REQUIREMENTS: Would you quote the material below from its first line through the line containing "const plotLeft = 100, plotRight", exactly and with both ends included?

DATA SUPPLIED:

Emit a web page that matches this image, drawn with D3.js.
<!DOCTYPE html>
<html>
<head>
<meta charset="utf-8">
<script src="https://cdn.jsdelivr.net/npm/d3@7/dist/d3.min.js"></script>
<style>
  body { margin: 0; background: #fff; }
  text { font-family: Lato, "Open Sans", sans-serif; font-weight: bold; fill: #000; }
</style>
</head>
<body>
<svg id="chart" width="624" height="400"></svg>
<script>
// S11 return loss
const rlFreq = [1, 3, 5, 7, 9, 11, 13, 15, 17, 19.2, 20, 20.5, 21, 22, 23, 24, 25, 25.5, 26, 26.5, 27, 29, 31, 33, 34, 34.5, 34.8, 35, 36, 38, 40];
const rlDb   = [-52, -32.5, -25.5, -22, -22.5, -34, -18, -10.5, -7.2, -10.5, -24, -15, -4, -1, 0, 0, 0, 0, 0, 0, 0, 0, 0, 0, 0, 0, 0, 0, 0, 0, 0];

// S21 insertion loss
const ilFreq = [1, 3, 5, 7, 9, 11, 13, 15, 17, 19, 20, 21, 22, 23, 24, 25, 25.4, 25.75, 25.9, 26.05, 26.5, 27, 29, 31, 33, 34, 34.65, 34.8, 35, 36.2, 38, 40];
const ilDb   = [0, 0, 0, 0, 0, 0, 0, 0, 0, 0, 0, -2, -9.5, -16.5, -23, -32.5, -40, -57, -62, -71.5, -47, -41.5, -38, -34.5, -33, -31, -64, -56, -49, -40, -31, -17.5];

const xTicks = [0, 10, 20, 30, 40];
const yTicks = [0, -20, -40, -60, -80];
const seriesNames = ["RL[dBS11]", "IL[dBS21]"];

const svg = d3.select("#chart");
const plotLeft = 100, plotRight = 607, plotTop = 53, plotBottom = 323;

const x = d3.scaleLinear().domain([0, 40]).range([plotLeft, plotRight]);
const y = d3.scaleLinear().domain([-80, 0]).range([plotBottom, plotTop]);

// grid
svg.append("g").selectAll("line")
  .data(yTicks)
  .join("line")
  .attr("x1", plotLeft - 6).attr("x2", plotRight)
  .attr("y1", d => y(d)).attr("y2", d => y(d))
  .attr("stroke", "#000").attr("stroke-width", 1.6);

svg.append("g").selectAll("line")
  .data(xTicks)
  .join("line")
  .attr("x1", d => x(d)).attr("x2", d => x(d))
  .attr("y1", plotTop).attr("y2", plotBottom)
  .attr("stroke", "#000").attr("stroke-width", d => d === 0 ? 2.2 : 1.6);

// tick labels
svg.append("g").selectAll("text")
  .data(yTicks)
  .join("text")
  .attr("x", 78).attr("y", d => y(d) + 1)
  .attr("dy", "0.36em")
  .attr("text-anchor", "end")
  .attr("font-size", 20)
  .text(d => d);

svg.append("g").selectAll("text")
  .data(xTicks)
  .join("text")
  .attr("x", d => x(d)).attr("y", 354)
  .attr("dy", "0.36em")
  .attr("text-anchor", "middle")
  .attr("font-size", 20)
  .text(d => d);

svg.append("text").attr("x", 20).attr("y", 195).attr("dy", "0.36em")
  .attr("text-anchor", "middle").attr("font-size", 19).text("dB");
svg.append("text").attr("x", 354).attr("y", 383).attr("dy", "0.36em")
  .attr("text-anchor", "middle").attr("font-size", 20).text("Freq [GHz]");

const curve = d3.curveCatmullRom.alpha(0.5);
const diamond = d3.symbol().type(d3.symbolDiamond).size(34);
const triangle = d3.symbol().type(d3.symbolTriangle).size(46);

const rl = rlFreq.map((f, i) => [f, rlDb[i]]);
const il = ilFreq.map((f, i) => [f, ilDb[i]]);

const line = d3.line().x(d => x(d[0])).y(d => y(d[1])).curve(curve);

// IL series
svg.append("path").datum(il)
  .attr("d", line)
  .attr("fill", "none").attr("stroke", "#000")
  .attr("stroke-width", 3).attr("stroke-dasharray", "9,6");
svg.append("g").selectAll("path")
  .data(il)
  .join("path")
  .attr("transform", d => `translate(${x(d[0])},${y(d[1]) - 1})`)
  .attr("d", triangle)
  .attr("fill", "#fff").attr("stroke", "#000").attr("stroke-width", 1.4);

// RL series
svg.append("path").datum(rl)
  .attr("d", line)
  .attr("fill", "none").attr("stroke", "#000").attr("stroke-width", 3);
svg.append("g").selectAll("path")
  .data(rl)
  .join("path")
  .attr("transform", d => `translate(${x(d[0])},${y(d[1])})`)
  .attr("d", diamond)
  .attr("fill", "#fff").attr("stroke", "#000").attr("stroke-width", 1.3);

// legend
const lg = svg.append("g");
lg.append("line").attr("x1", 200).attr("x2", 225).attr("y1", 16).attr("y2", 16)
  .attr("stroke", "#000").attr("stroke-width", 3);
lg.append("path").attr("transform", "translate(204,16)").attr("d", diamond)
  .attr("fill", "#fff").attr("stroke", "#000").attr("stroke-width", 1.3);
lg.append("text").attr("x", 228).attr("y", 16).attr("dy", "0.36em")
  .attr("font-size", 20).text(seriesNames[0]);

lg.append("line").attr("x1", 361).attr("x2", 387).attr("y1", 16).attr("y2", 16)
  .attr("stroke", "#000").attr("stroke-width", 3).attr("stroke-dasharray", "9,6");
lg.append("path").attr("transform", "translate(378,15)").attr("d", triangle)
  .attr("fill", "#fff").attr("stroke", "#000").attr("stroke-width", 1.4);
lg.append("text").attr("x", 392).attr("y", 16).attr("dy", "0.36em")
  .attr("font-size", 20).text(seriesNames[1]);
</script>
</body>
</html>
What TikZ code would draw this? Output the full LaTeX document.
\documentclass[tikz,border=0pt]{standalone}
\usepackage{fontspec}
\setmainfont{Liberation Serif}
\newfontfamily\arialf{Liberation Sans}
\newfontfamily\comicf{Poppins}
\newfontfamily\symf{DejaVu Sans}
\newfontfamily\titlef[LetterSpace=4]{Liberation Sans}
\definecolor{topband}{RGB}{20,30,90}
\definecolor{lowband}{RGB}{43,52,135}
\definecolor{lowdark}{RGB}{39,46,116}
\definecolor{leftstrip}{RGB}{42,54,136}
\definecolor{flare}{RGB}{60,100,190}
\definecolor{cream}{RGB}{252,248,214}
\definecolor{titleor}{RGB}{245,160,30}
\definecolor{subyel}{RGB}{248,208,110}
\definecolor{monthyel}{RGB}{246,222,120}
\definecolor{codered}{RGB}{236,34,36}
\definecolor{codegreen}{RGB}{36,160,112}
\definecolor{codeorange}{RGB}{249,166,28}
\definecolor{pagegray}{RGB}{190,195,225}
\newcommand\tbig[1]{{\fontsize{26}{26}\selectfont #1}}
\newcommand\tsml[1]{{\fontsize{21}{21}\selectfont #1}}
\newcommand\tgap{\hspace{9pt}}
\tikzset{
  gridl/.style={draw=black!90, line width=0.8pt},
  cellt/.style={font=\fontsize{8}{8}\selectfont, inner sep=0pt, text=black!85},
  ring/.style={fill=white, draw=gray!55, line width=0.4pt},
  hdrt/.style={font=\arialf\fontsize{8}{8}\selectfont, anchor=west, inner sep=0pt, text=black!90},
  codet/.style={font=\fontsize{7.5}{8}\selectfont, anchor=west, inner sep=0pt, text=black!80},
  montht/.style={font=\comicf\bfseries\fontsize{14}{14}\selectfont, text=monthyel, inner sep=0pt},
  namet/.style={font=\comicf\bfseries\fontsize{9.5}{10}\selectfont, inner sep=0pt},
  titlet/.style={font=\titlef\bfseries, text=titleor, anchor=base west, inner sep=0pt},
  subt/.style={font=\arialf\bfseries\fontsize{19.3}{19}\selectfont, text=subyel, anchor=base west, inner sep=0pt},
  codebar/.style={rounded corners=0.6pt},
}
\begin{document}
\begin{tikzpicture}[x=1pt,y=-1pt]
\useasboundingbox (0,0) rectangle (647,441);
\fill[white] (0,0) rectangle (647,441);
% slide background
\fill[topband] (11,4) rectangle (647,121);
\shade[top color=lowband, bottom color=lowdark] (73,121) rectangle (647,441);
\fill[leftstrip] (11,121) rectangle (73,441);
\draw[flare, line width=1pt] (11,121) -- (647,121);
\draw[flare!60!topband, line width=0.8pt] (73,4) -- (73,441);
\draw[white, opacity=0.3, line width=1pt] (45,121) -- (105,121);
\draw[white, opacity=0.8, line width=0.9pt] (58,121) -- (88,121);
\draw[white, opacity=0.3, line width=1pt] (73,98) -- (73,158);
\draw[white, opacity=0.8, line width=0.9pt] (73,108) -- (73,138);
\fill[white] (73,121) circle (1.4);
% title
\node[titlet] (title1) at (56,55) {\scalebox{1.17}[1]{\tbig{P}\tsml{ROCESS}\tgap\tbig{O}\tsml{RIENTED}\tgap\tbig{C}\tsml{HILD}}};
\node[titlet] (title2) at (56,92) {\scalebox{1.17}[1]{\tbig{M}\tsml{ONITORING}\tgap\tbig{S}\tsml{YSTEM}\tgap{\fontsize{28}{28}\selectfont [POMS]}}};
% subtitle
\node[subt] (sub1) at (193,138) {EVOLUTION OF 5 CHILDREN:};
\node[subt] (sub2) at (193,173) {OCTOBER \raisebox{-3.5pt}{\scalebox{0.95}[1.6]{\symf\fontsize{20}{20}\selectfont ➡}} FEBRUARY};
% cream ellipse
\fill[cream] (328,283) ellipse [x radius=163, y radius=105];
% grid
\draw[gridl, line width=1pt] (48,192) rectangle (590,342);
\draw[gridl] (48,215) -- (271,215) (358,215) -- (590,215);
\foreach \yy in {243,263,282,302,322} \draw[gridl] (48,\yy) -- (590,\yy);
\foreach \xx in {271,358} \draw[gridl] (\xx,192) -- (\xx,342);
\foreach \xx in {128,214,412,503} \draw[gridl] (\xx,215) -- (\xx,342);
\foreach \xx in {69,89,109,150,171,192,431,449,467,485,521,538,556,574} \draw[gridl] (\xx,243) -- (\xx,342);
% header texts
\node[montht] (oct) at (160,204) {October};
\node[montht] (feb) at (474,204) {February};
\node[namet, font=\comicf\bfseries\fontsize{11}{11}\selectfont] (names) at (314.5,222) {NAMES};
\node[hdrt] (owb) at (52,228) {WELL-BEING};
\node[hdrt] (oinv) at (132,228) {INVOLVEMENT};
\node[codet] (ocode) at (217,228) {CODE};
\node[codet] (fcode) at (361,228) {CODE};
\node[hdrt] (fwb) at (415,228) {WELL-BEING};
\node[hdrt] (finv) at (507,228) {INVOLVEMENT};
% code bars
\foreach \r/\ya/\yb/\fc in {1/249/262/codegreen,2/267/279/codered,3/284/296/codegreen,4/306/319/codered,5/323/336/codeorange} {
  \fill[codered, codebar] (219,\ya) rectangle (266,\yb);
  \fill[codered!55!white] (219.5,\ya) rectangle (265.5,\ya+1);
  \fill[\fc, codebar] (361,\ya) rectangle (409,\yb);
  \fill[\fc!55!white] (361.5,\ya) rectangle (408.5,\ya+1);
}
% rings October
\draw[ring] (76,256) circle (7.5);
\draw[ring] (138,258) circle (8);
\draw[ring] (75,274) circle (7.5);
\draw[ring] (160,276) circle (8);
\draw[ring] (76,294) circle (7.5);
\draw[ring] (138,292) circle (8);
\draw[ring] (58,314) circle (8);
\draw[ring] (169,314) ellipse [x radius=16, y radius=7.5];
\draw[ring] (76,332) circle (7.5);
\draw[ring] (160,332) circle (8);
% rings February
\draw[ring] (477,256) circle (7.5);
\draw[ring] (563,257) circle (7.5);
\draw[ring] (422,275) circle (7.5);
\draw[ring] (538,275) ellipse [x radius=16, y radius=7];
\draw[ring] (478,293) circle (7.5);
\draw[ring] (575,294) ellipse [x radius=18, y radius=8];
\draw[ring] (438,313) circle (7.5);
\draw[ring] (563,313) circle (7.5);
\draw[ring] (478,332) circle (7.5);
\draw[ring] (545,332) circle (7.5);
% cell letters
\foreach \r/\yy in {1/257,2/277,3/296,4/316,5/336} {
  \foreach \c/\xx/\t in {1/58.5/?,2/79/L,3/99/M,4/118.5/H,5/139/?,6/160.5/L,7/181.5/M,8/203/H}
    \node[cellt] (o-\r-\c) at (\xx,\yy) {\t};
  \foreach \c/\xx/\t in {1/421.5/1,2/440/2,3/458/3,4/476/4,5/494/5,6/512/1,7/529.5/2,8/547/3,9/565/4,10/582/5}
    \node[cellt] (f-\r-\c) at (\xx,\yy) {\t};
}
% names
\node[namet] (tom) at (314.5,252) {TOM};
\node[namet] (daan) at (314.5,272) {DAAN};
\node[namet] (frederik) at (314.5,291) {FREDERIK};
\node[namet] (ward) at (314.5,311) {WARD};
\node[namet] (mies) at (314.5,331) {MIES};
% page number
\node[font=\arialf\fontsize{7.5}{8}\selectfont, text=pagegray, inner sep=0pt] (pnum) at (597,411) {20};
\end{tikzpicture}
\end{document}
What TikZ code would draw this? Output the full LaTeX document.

CORRECT RESULT:
Emit a web page that matches this image, drawn with D3.js.
<!DOCTYPE html>
<html>
<head>
<meta charset="utf-8">
<script src="https://cdn.jsdelivr.net/npm/d3@7/dist/d3.min.js"></script>
<style>
  body { margin: 0; background: #fff; }
  text { font-family: Lato, "Open Sans", sans-serif; font-weight: bold; fill: #000; }
</style>
</head>
<body>
<svg id="chart" width="624" height="400"></svg>
<script>
// S11 return loss
const rlFreq = [1, 3, 5, 7, 9, 11, 13, 15, 17, 19.2, 20, 20.5, 21, 22, 23, 24, 25, 25.5, 26, 26.5, 27, 29, 31, 33, 34, 34.5, 34.8, 35, 36, 38, 40];
const rlDb   = [-52, -32.5, -25.5, -22, -22.5, -34, -18, -10.5, -7.2, -10.5, -24, -15, -4, -1, 0, 0, 0, 0, 0, 0, 0, 0, 0, 0, 0, 0, 0, 0, 0, 0, 0];

// S21 insertion loss
const ilFreq = [1, 3, 5, 7, 9, 11, 13, 15, 17, 19, 20, 21, 22, 23, 24, 25, 25.4, 25.75, 25.9, 26.05, 26.5, 27, 29, 31, 33, 34, 34.65, 34.8, 35, 36.2, 38, 40];
const ilDb   = [0, 0, 0, 0, 0, 0, 0, 0, 0, 0, 0, -2, -9.5, -16.5, -23, -32.5, -40, -57, -62, -71.5, -47, -41.5, -38, -34.5, -33, -31, -64, -56, -49, -40, -31, -17.5];

const xTicks = [0, 10, 20, 30, 40];
const yTicks = [0, -20, -40, -60, -80];
const seriesNames = ["RL[dBS11]", "IL[dBS21]"];

const svg = d3.select("#chart");
const plotLeft = 100, plotRight = 607, plotTop = 53, plotBottom = 323;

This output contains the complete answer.